Am Abend regnet es noch ab und zu, während wir auf der Kai der Aker Brygge spazieren.
Menschen tanzen zu Swing Musik. Die Architektur ist unglaublich, viel Holz, Glas und Grün. Hier ist das skandinavische Gesetz von Janteloven (1. Gebot: ” Du sollst nicht glauben, das du was Besonders bist!”) außer Kraft: alles hier ist sehr reich und teuer und wird auch gezeigt.
Der Regenbogen und der Himmel vor und nach dem Regen sind kostenlos und nicht weniger wunderschön.
Am morgen beim Frühstück kommen wir mit Ulla ins Gespräch, 81 und ehemalige Lehrerin. Sie ist der Berliner Hitze entflohen. Sie ist in den früheren Jahren auch durch Lake Distrikt gewandert und wir sprechen über die nordenglische Landschaft und das kühle Klima, das wir beide sehr mögen.
Tagsüber gehen meine Reisebegleiterin und ich getrennte Wege. Sie will in der Stadt bleiben, während ich in die Nordmarka möchte. Oslo ist klein und gleichzeitig riesig. Der kleine Stadtkern ist von 1700 Quadratkilometer an Wald umgeben. Kaum 15 Minuten mit der U-Bahn entfernt gibt es tausende Kilometer Wanderwege und im Winter Loipen und hunderte von Seen. Einige norwegische Krimischriftsteller*innen haben Leichen in der Marka “begraben” oder in den dunklen Seen “versenkt” und ich wie ich das hier sehe, finde das völlig plausibel.

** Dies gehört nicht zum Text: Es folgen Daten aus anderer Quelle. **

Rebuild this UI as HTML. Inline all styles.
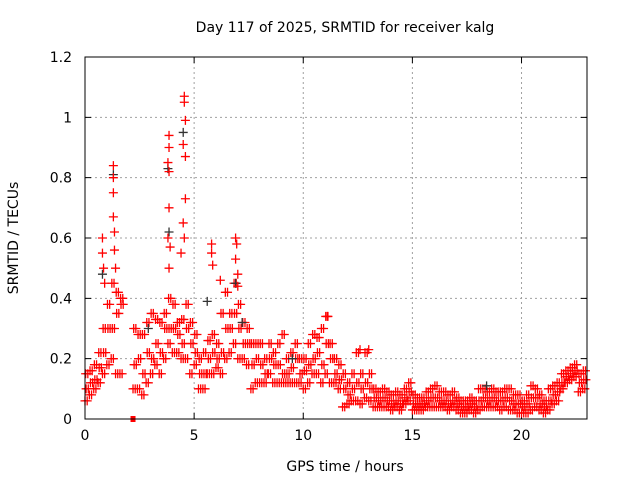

Ich gehe um den kleinen Storvatnet. Darauf wachsen gelbgrüne Wasserlilien und beim Betrachten vom ruhigen und dunklen Wasser glaube ich fest daran, dass dort unten ein Wassergeist lebt, der einen schönen Garten gepflanzt hat.
Ich biege auf einem kleinen Pfad ab und sehe lange Zeit keine Menschenseele. Eine tote Schlange (oder vielleicht nur eine Blindschleiche) bringt mich dazu, schneller zu gehen. Warum ich Angst vor Schlangen habe, werde ich nicht rational verstehen können. Es gibt auf dieser Welt keine einzige, in deren Bauch ich passen würde, geschweige denn hier im Norden.
Wieder an der Straße angekommen, nehme ich einen Bus und komme nach weitere 15 Minuten im Ortsteil Nydalen an. Auf dem Grefsen Friedhof sinniere ich darüber, dass gestorben überall wird, aber in jedem Land die Friedhöfe etwas anders ausschauen. Hier ist fast kein Schmuck und nur eine kleine Fläche mit Blumen.
Am Abend gibt es ein gratis Popkonzert auf dem Radhusplasen. Es spielen viele lokale Musiker*innen und auch mir bekannte wie James TW und Stargate. Ich stelle dabei mit etwas Wehmut fest, dass die Leute immer jünger werden…
Mag sein, dass es schönere und auch viel ältere Städte gibt, aber diese hier ist freundlich, unaufgeregt und sehr bunt.
Menschen aller Altersgruppen, Familien, Paare, aller Nationalitäten, Herkunft, Körperbau, sexueller Orientierung und Kleidung haben hier auf dem Platz Spass bei der Musik.
Die Luft ist kühl und klar und die Sonne scheint ab und zu, ohne zu wärmen. Als ich gegen 23 Uhr Richtung Hotel gehe, ist es hell wie an einem frühen Nachmittag und der Himmel sieht wie gemalt aus.
Am Samstag fahren wir auf die Sprungschanze von Holmenkollen und ich sehe endlich Oslo von oben. Vor einem Jahr konnte ich hier die Hand vor den Augen nicht sehen, so dicht war der Nebel.
Wir wandern noch ein wenig auf Wegen, die im Winter Loipen sind, und auf denen auch norwegische Könige und Königinnen lang laufen. Unterwegs zurück kaufen wir noch norwegische Erdbeeren und ich kann mich nicht erinnern, je bessere gegessen zu haben. Es sind wahrlich die besten der Welt. Der Sommer ist hier kurz aber heftig und die Sonne scheint bis zu 18 Stunden am Tag und das haben diese Erdbeeren gespeichert.
Am Abend gibt es Fußball, Deutschland gewinnt gegen Schweden in der letzten Sekunde zur Freude meiner Begleiterin, die das Spiel sehr leidenschaftlich verfolgt.
Später suchen wir nach Mittsommer Feuer, aber finden keins. Aber der Himmel scheint Feuerrot und reflektiert sich im Fjord. Es ist nach 23 Uhr. Ich entscheide, erst ins Bett zu gehen, wenn es dunkel wird.
Als ich eine Stunde später über den Dach der Oper spaziere, strahlt der Mond groß und gelb aus dem Himmel und aus dem Wasser.